FIAT: improving performance and accuracy for high-order finite elements
Pablo D. Brubeck, Robert C. Kirby, Fabian Laakmann, Lawrence Mitchell
TL;DR
FIAT provides a framework for tabulating finite element bases on reference elements, and this work documents mid-2024 enhancements that significantly boost high-order performance and accuracy. Key contributions include a unified, recurrence-based construction of basis derivatives, a new interface to non-equispaced point sets via recursivenodes, integral-type DOFs for $H(\mathrm{div})$ and $H(\mathrm{curl})$, expanded quadrature rules with Xiao–Gimbutas, and tensor-product bases supporting fast diagonalization methods.

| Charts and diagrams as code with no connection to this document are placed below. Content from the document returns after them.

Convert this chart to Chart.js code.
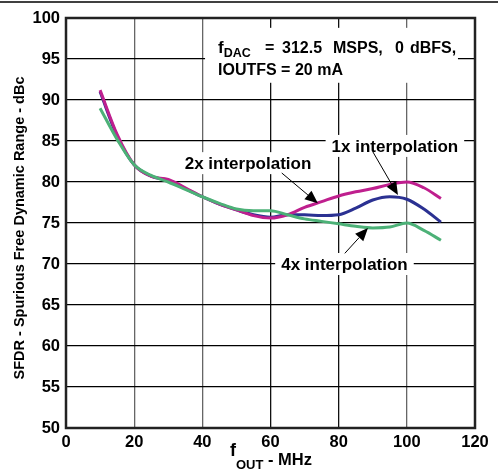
<!DOCTYPE html>
<html>
<head>
<meta charset="utf-8">
<script src="https://cdn.jsdelivr.net/npm/chart.js@4/dist/chart.umd.min.js"></script>
<style>
  html, body { margin: 0; padding: 0; background: #fff; }
  #wrap { width: 498px; height: 470px; position: relative; }
</style>
</head>
<body>
<div id="wrap"><canvas id="c"></canvas></div>
<script>
// fOUT in MHz
const FREQ = [10, 15, 20, 25, 30, 35, 40, 45, 50, 55, 60, 65, 70, 75, 80, 85, 90, 95, 100, 105, 110];
// SFDR in dBc
const SFDR_1X = [91.0, 85.6, 82.1, 80.7, 80.2, 79.2, 78.2, 77.3, 76.6, 76.0, 75.7, 76.0, 76.0, 75.9, 76.0, 76.8, 77.8, 78.2, 77.9, 76.7, 75.1];
const SFDR_2X = [91.2, 85.8, 82.1, 80.7, 80.3, 79.3, 78.2, 77.3, 76.6, 75.9, 75.6, 76.0, 76.9, 77.6, 78.3, 78.8, 79.2, 79.7, 80.0, 79.3, 78.0];
const SFDR_4X = [89.0, 85.2, 82.1, 80.8, 80.0, 79.1, 78.2, 77.4, 76.7, 76.5, 76.5, 76.0, 75.5, 75.2, 74.9, 74.6, 74.4, 74.5, 75.0, 74.1, 72.9];

const X_TICKS = [0, 20, 40, 60, 80, 100, 120];
const Y_TICKS = [50, 55, 60, 65, 70, 75, 80, 85, 90, 95, 100];

const COLORS = {
  x1: '#2b3192',
  x2: '#bf1f8e',
  x4: '#4cb177',
};

const FONT = '"Liberation Sans", Arial, sans-serif';

// curve labels: text, centre (MHz, dBc), arrow tail -> tip
const LABELS = [
  { text: '2x interpolation', at: [53.4, 82.3], from: [63.3, 81.1], to: [73.9, 77.4] },
  { text: '1x interpolation', at: [96.5, 84.4], from: [90.0, 83.7], to: [97.4, 78.4] },
  { text: '4x interpolation', at: [81.7, 70.0], from: [81.8, 71.3], to: [88.6, 74.4] },
];

// condition text, first line split in words (offset in px from the "f")
const COND_WORDS = [['=', 47], ['312.5', 64], ['MSPS,', 115], ['0', 177], ['dBFS,', 192]];

const pts = ys => FREQ.map((f, i) => ({ x: f, y: ys[i] }));

function lineDS(label, data, color, order) {
  return {
    label, data: pts(data),
    borderColor: color,
    backgroundColor: 'transparent',
    borderWidth: 3,
    pointRadius: 0,
    tension: 0.4,
    cubicInterpolationMode: 'monotone',
    order,
  };
}

function arrow(ctx, x0, y0, x1, y1) {
  const a = Math.atan2(y1 - y0, x1 - x0);
  const len = 13, w = 5.5;
  ctx.strokeStyle = '#000';
  ctx.lineWidth = 1;
  ctx.beginPath();
  ctx.moveTo(x0, y0);
  ctx.lineTo(x1 - len * Math.cos(a), y1 - len * Math.sin(a));
  ctx.stroke();
  ctx.fillStyle = '#000';
  ctx.beginPath();
  ctx.moveTo(x1, y1);
  ctx.lineTo(x1 - len * Math.cos(a) + w * Math.sin(a), y1 - len * Math.sin(a) - w * Math.cos(a));
  ctx.lineTo(x1 - len * Math.cos(a) - w * Math.sin(a), y1 - len * Math.sin(a) + w * Math.cos(a));
  ctx.closePath();
  ctx.fill();
}

const deco = {
  id: 'deco',
  beforeDatasetsDraw(chart) {
    const { ctx, scales: { x, y } } = chart;
    ctx.save();
    // condition box
    ctx.fillStyle = '#fff';
    ctx.fillRect(x.getPixelForValue(40.8), y.getPixelForValue(98.8), x.getPixelForValue(115) - x.getPixelForValue(40.8), y.getPixelForValue(92.1) - y.getPixelForValue(98.8));
    const bx = x.getPixelForValue(44.6);
    ctx.fillStyle = '#000';
    ctx.textBaseline = 'alphabetic';
    ctx.textAlign = 'left';
    const b1 = y.getPixelForValue(95.7);
    ctx.font = 'bold 17px ' + FONT;
    ctx.fillText('f', bx, b1);
    const fw = ctx.measureText('f').width;
    ctx.font = 'bold 12.5px ' + FONT;
    ctx.fillText('DAC', bx + fw, b1 + 4);
    ctx.font = 'bold 16px ' + FONT;
    COND_WORDS.forEach(([w, off]) => ctx.fillText(w, bx + off, b1));
    ctx.fillText('IOUTFS = 20 mA', bx, y.getPixelForValue(93.0));

    // curve labels
    ctx.font = 'bold 17px ' + FONT;
    ctx.textAlign = 'center';
    ctx.textBaseline = 'middle';
    LABELS.forEach(l => {
      const px = x.getPixelForValue(l.at[0]), py = y.getPixelForValue(l.at[1]);
      const w = ctx.measureText(l.text).width;
      ctx.fillStyle = '#fff';
      ctx.fillRect(px - w / 2 - 6, py - 11, w + 12, 22);
      ctx.fillStyle = '#000';
      ctx.fillText(l.text, px, py + 1);
    });
    ctx.restore();
  },
  afterDatasetsDraw(chart) {
    const { ctx, chartArea: a, scales: { x, y } } = chart;
    ctx.save();
    LABELS.forEach(l => arrow(ctx, x.getPixelForValue(l.from[0]), y.getPixelForValue(l.from[1]),
      x.getPixelForValue(l.to[0]), y.getPixelForValue(l.to[1])));
    // plot frame
    ctx.strokeStyle = '#222';
    ctx.lineWidth = 2.5;
    ctx.strokeRect(a.left, a.top, a.right - a.left, a.bottom - a.top);
    ctx.restore();
  },
  afterDraw(chart) {
    const { ctx, chartArea: a } = chart;
    ctx.save();
    // top rule
    ctx.strokeStyle = '#000';
    ctx.lineWidth = 1.5;
    ctx.beginPath();
    ctx.moveTo(0, 2);
    ctx.lineTo(chart.width, 2);
    ctx.stroke();
    ctx.fillStyle = '#000';
    // y title
    ctx.font = 'bold 14.5px ' + FONT;
    ctx.textAlign = 'center';
    ctx.textBaseline = 'middle';
    ctx.translate(20, (a.top + a.bottom) / 2 + 5);
    ctx.rotate(-Math.PI / 2);
    ctx.fillText('SFDR - Spurious Free Dynamic Range - dBc', 0, 0);
    ctx.setTransform(1, 0, 0, 1, 0, 0);
    ctx.scale(chart.currentDevicePixelRatio, chart.currentDevicePixelRatio);
    // x title with subscript
    ctx.textAlign = 'left';
    ctx.textBaseline = 'alphabetic';
    let tx = 230;
    ctx.font = 'bold 18px ' + FONT;
    ctx.fillText('f', tx, 456);
    tx += ctx.measureText('f').width;
    ctx.font = 'bold 13px ' + FONT;
    ctx.fillText('OUT', tx, 469);
    tx += ctx.measureText('OUT').width;
    ctx.font = 'bold 16.5px ' + FONT;
    ctx.fillText(' - MHz', tx, 465);
    ctx.restore();
  },
};

new Chart(document.getElementById('c'), {
  type: 'line',
  data: {
    datasets: [
      lineDS('1x interpolation', SFDR_1X, COLORS.x1, 3),
      lineDS('2x interpolation', SFDR_2X, COLORS.x2, 2),
      lineDS('4x interpolation', SFDR_4X, COLORS.x4, 1),
    ],
  },
  options: {
    responsive: true,
    maintainAspectRatio: false,
    animation: false,
    layout: { padding: { top: 18, right: 23, bottom: 0, left: 0 } },
    plugins: { legend: { display: false }, tooltip: { enabled: false } },
    scales: {
      x: {
        type: 'linear',
        min: 0, max: 120,
        afterFit: s => { s.height = 42; },
        afterBuildTicks: s => { s.ticks = X_TICKS.map(v => ({ value: v })); },
        border: { display: false },
        grid: {
          drawTicks: false,
          color: c => (c.tick && (c.tick.value === 60 || c.tick.value === 80)) ? '#111' : '#666',
          lineWidth: 1.3,
        },
        ticks: { color: '#000', padding: 5, font: { family: FONT, size: 16.5, weight: 'bold' } },
      },
      y: {
        type: 'linear',
        min: 50, max: 100,
        afterFit: s => { s.width = 66; },
        afterBuildTicks: s => { s.ticks = Y_TICKS.map(v => ({ value: v })); },
        border: { display: false },
        grid: { drawTicks: false, color: '#000', lineWidth: 1.2 },
        ticks: { color: '#000', padding: 6, font: { family: FONT, size: 16.5, weight: 'bold' } },
      },
    },
  },
  plugins: [deco],
});
</script>
</body>
</html>
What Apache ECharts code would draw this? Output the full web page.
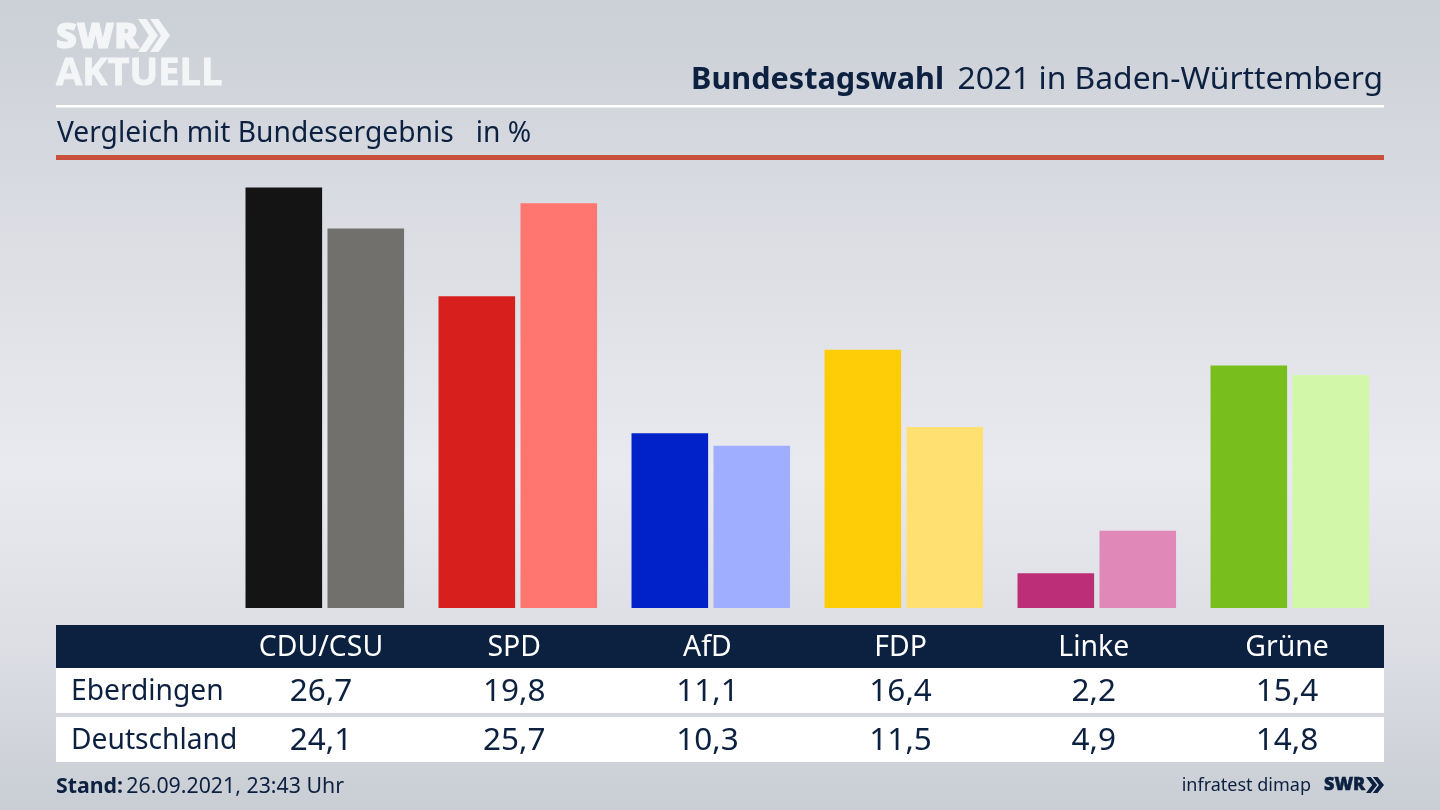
<!DOCTYPE html>
<html><head><meta charset="utf-8">
<style>html,body{margin:0;padding:0;width:1440px;height:810px;overflow:hidden}#c{width:1440px;height:810px}</style>
<script src="https://cdn.jsdelivr.net/npm/echarts@6/dist/echarts.min.js"></script>
</head><body><div id="c"></div>
<script>
const parties = ['CDU/CSU','SPD','AfD','FDP','Linke','Grüne'];
const eberdingen = [26.7,19.8,11.1,16.4,2.2,15.4];
const deutschland = [24.1,25.7,10.3,11.5,4.9,14.8];
const colorsA = ['#141414','#d7201e','#0022c8','#ffcc08','#bc2f78','#78be1c'];
const colorsB = ['#72706c','#ff7570','#a0aeff','#ffe070','#e088b8','#d3f7a8'];
const rowNames = ['Eberdingen','Deutschland'];
const FONT = '"Noto Sans"';
const NAVY = '#0c2040';
const fmt = v => v.toFixed(1).replace('.',',');
const PX = 420.5/26.7, BASE = 608, LEFT = 228.3, STEP = 193;
const colX = i => 321 + i*193.2;
const g = [];
const rect = (x,y,w,h,fill) => g.push({type:'rect',shape:{x,y,width:w,height:h},style:{fill},silent:true,z:1});
const text = (x,y,t,size,fill,align,weight,extra) => g.push({type:'text',x,y,silent:true,z:2,style:Object.assign({text:t,fontFamily:FONT,fontSize:size,fill,align:align||'left',verticalAlign:'middle',fontWeight:weight||'normal'},extra||{})});
const chev = (x,y,w,h,fill) => { // double chevron glyph
  [0,w*0.38].forEach(dx => g.push({type:'polygon',silent:true,z:2,shape:{points:[[x+dx,y],[x+dx+w*0.26,y],[x+dx+w*0.62,y+h/2],[x+dx+w*0.26,y+h],[x+dx,y+h],[x+dx+w*0.34,y+h/2]]},style:{fill}}));
};
// header
text(56,38,'SWR',36,'#f4f5f7','left','900',{fontFamily:'"Open Sans"',stroke:'#f4f5f7',lineWidth:1.2});
chev(138,19,32,33,'#f4f5f7');
text(56,74,'AKTUELL',38,'#f4f5f7','left','700',{fontFamily:'"Open Sans"',stroke:'#f4f5f7',lineWidth:0.8});
text(944,80,'Bundestagswahl',30.6,NAVY,'right','bold');
text(1383,80,'2021 in Baden-Württemberg',31.8,NAVY,'right');
rect(56,105,1328,2.5,'#ffffff');
text(57,134,'Vergleich mit Bundesergebnis   in %',28.2,NAVY);
rect(56,155,1328,5,'#c8503c');
// table
rect(56,625,1328,43,NAVY);
rect(56,668,1328,45,'#ffffff');
rect(56,717,1328,45,'#ffffff');
parties.forEach((p,i)=>{
  text(colX(i),648,p,28.4,'#ffffff','center');
  text(colX(i),692,fmt(eberdingen[i]),31.5,NAVY,'center');
  text(colX(i),741,fmt(deutschland[i]),31.5,NAVY,'center');
});
text(71,692,rowNames[0],28.2,NAVY);
text(71,741,rowNames[1],28.2,NAVY);
// footer
g.push({type:'text',x:56,y:787,silent:true,z:2,style:{text:'{b|Stand:} {r|26.09.2021, 23:43 Uhr}',verticalAlign:'middle',
  rich:{b:{fontFamily:FONT,fontSize:21.3,fontWeight:'bold',fill:NAVY},r:{fontFamily:FONT,fontSize:21.3,fill:NAVY}}}});
text(1311,786,'infratest dimap',18,NAVY,'right');
text(1324,785,'SWR',18,NAVY,'left','900',{fontFamily:'"Open Sans"',stroke:NAVY,lineWidth:0.5});
chev(1366,777,18,16,NAVY);

const mk = (name,vals,cols) => ({type:'bar',name,barWidth:76.6,barGap:'7%',silent:true,animation:false,
  data:vals.map((v,i)=>({value:v,itemStyle:{color:cols[i]}}))});
const chart = echarts.init(document.getElementById('c'),null,{renderer:'canvas'});
chart.setOption({
  animation:false,
  backgroundColor:new echarts.graphic.LinearGradient(0,0,0,1,[
    {offset:0,color:'#cbcfd6'},{offset:0.3,color:'#dcdee4'},{offset:0.58,color:'#e9eaf0'},{offset:0.8,color:'#dcdee4'},{offset:1,color:'#c9cdd4'}]),
  grid:{left:LEFT,width:STEP*6,top:BASE-30*PX,height:30*PX},
  xAxis:{type:'category',data:parties,axisLine:{show:false},axisTick:{show:false},axisLabel:{show:false}},
  yAxis:{type:'value',min:0,max:30,show:false,splitLine:{show:false}},
  graphic:{elements:g},
  series:[mk(rowNames[0],eberdingen,colorsA),mk(rowNames[1],deutschland,colorsB)]
});
</script></body></html>
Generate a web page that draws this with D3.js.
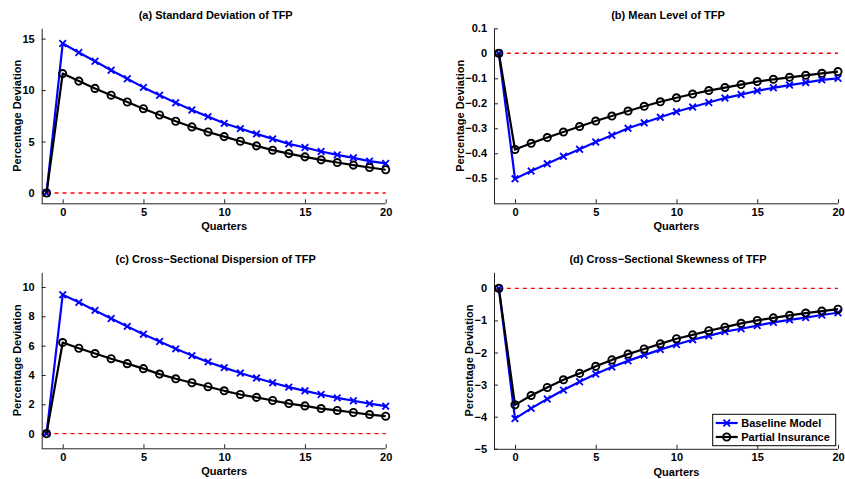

The results show faster element instantiation, improved interpolation accuracy and preservation of divergence and curl, and scalable solver performance for high polynomial degrees, enabling more practical high-order discretizations in code-generation–heavy workflows. Collectively, these advances enhance FIAT's applicability in high-order finite element pipelines such as Firedrake and the broader FEniCSx ecosystem, with reproducible artifacts provided for verification.
Abstract
FIAT (the FInite element Automatic Tabulator) provides a powerful Python library for the generation and evaluation of finite element basis functions on a reference element. This release paper describes recent improvements to FIAT aimed at improving its run time and the accuracy and efficiency of code generated using FIAT-provided information. In the first category, we have greatly streamlined the implementation of orthogonal polynomials out of which finite element bases are built. The second category comprises several more advances. For one, we have built an interface to the $\texttt{recursivenodes}$ package to enable more accurate Lagrange bases at high order. We have also implemented integral-type degrees of freedom for $H(\mathrm{div})$ and $H(\mathrm{curl})$ elements, which match the mathematical definitions of the elements more closely and also avoid loss of accuracy in interpolation. More fundamentally, we have included families of simplicial quadrature rules that require many fewer quadrature points than the Stroud rules previously used in FIAT. Finally, FIAT now provides support for fast diagonalization methods, which enable fast solution algorithms at very high order. In each case, we describe the new features in FIAT and illustrate some of the gains obtained through simple numerical tests.